**WORK REQUIRED**
Begin with the first line of the material and copy each line word for word through the line that contains "var sd217 = [155, 195, 208];"; the pictures are left out.

>> Start DATA

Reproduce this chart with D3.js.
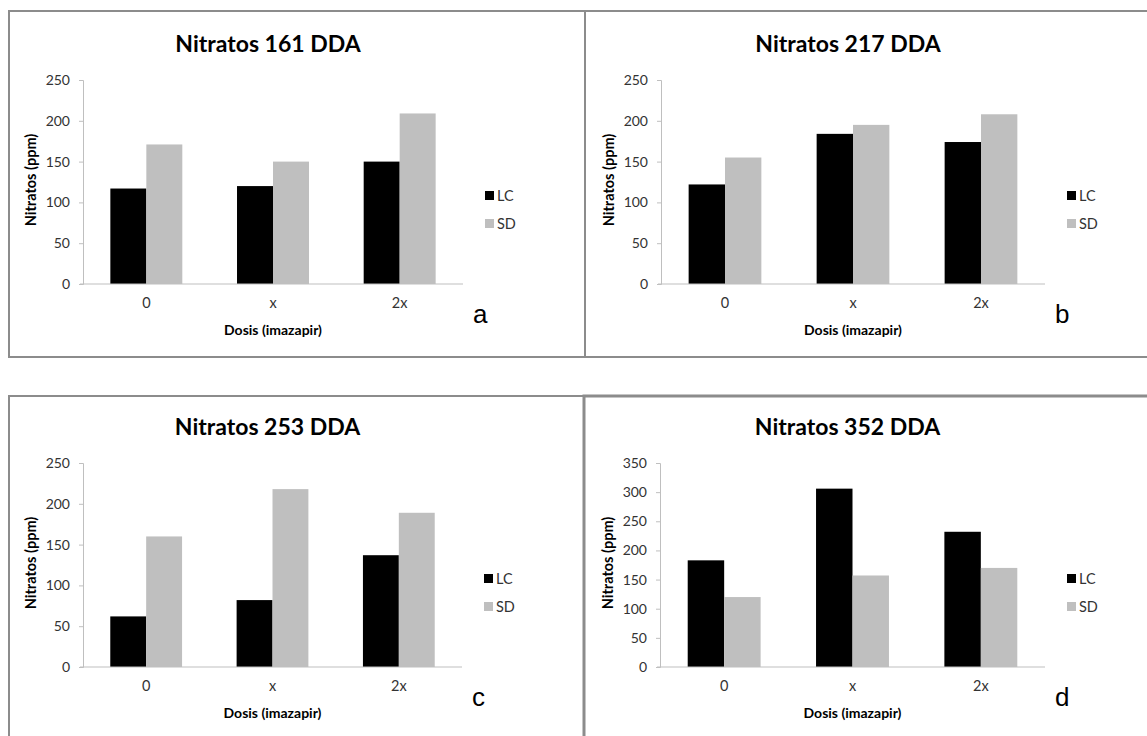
<!DOCTYPE html>
<html>
<head>
<meta charset="utf-8">
<script src="https://cdn.jsdelivr.net/npm/d3@7"></script>
<style>
  body { margin: 0; background: #fff; }
  svg { display: block; }
  text { font-family: Lato, "Open Sans", sans-serif; }
</style>
</head>
<body>
<svg id="chart" width="1147" height="736"></svg>
<script>
// data
var categories = ["0", "x", "2x"];
var seriesNames = ["LC", "SD"];

var lc161 = [117, 120, 150];
var sd161 = [171, 150, 209];

var lc217 = [122, 184, 174];
var sd217 = [155, 195, 208];

var lc253 = [62, 82, 137];
var sd253 = [160, 218, 189];

var lc352 = [183, 306, 232];
var sd352 = [120, 157, 170];

var ticks250 = [0, 50, 100, 150, 200, 250];
var ticks350 = [0, 50, 100, 150, 200, 250, 300, 350];

var colors = {LC: "#000000", SD: "#bfbfbf"};

var svg = d3.select("#chart");

// panel frames
var frames = [
  {x: 9, y: 11, w: 576, h: 346, sw: 2},
  {x: 585, y: 11, w: 600, h: 346, sw: 2},
  {x: 9, y: 396, w: 575, h: 400, sw: 2},
  {x: 584, y: 396, w: 600, h: 400, sw: 3}
];
svg.selectAll(".frame")
    .data(frames)
  .enter().append("rect")
    .attr("class", "frame")
    .attr("x", function(d) { return d.x; })
    .attr("y", function(d) { return d.y; })
    .attr("width", function(d) { return d.w; })
    .attr("height", function(d) { return d.h; })
    .attr("fill", "none")
    .attr("stroke", "#8c8c8c")
    .attr("stroke-width", function(d) { return d.sw; });

var panels = [
  {title: "Nitratos 161 DDA", lc: lc161, sd: sd161, ticks: ticks250, letter: "a",
   left: 83, right: 463, top: 80, bottom: 284},
  {title: "Nitratos 217 DDA", lc: lc217, sd: sd217, ticks: ticks250, letter: "b",
   left: 661, right: 1045, top: 80, bottom: 284},
  {title: "Nitratos 253 DDA", lc: lc253, sd: sd253, ticks: ticks250, letter: "c",
   left: 83, right: 462, top: 463, bottom: 667},
  {title: "Nitratos 352 DDA", lc: lc352, sd: sd352, ticks: ticks350, letter: "d",
   left: 660, right: 1045, top: 463, bottom: 667}
];

panels.forEach(drawPanel);

function drawPanel(p) {
  var g = svg.append("g");

  var x0 = d3.scaleBand()
      .domain(categories)
      .range([p.left, p.right]);

  var x1 = d3.scaleBand()
      .domain(seriesNames)
      .range([0, x0.bandwidth()])
      .paddingOuter(0.76);

  var y = d3.scaleLinear()
      .domain([0, d3.max(p.ticks)])
      .range([p.bottom, p.top]);

  var rows = categories.map(function(c, i) {
    return {cat: c, values: [{key: "LC", v: p.lc[i]}, {key: "SD", v: p.sd[i]}]};
  });

  // y axis
  var yAxis = g.append("g")
      .attr("transform", "translate(" + p.left + ",0)")
      .call(d3.axisLeft(y).tickValues(p.ticks).tickSize(4).tickPadding(9));
  yAxis.selectAll("path, line").attr("stroke", "#bfbfbf");
  yAxis.selectAll("text")
      .attr("fill", "#333")
      .style("font-size", "14px")
      .style("font-family", "Lato, sans-serif");

  // bars
  g.selectAll(".grp")
      .data(rows)
    .enter().append("g")
      .attr("transform", function(d) { return "translate(" + x0(d.cat) + ",0)"; })
    .selectAll("rect")
      .data(function(d) { return d.values; })
    .enter().append("rect")
      .attr("x", function(d) { return x1(d.key); })
      .attr("width", x1.bandwidth())
      .attr("y", function(d) { return y(d.v); })
      .attr("height", function(d) { return p.bottom - y(d.v); })
      .attr("fill", function(d) { return colors[d.key]; });

  // x axis
  var xAxis = g.append("g")
      .attr("transform", "translate(0," + p.bottom + ")")
      .call(d3.axisBottom(x0).tickSize(0).tickPadding(14));
  xAxis.select(".domain").attr("stroke", "#bfbfbf").attr("d", "M" + (p.left - 3) + ",0H" + p.right);
  xAxis.selectAll("text")
      .attr("fill", "#333")
      .style("font-size", "14.5px")
      .style("font-family", "Lato, sans-serif");

  // title
  g.append("text")
      .attr("x", (p.left + p.right) / 2 - 5)
      .attr("y", p.top - 28)
      .attr("text-anchor", "middle")
      .style("font-size", "23px")
      .style("font-weight", "bold")
      .text(p.title);

  // axis titles
  g.append("text")
      .attr("transform", "translate(" + (p.left - 47) + "," + ((p.top + p.bottom) / 2 - 2) + ") rotate(-90)")
      .attr("text-anchor", "middle")
      .style("font-size", "14.5px")
      .style("font-weight", "bold")
      .text("Nitratos (ppm)");

  g.append("text")
      .attr("x", (p.left + p.right) / 2)
      .attr("y", p.bottom + 51)
      .attr("text-anchor", "middle")
      .style("font-size", "14px")
      .style("font-weight", "bold")
      .text("Dosis (imazapir)");

  // legend
  var leg = g.selectAll(".leg")
      .data(seriesNames)
    .enter().append("g")
      .attr("transform", function(d, i) {
        return "translate(" + (p.right + 22) + "," + ((p.top + p.bottom) / 2 + 14 + i * 28) + ")";
      });
  leg.append("rect")
      .attr("x", 0).attr("y", -5)
      .attr("width", 9).attr("height", 9)
      .attr("fill", function(d) { return colors[d]; });
  leg.append("text")
      .attr("x", 12).attr("y", 5)
      .style("font-size", "14.5px")
      .attr("fill", "#333")
      .text(function(d) { return d; });

  // panel letter
  g.append("text")
      .attr("x", p.right + 10)
      .attr("y", p.bottom + 39)
      .style("font-family", "'Liberation Sans', Arial, sans-serif")
      .style("font-size", "26px")
      .text(p.letter);
}
</script>
</body>
</html>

>> End DATA

**CORRECT RESULT**
Reproduce this chart with D3.js.
<!DOCTYPE html>
<html>
<head>
<meta charset="utf-8">
<script src="https://cdn.jsdelivr.net/npm/d3@7"></script>
<style>
  body { margin: 0; background: #fff; }
  svg { display: block; }
  text { font-family: Lato, "Open Sans", sans-serif; }
</style>
</head>
<body>
<svg id="chart" width="1147" height="736"></svg>
<script>
// data
var categories = ["0", "x", "2x"];
var seriesNames = ["LC", "SD"];

var lc161 = [117, 120, 150];
var sd161 = [171, 150, 209];

var lc217 = [122, 184, 174];
var sd217 = [155, 195, 208];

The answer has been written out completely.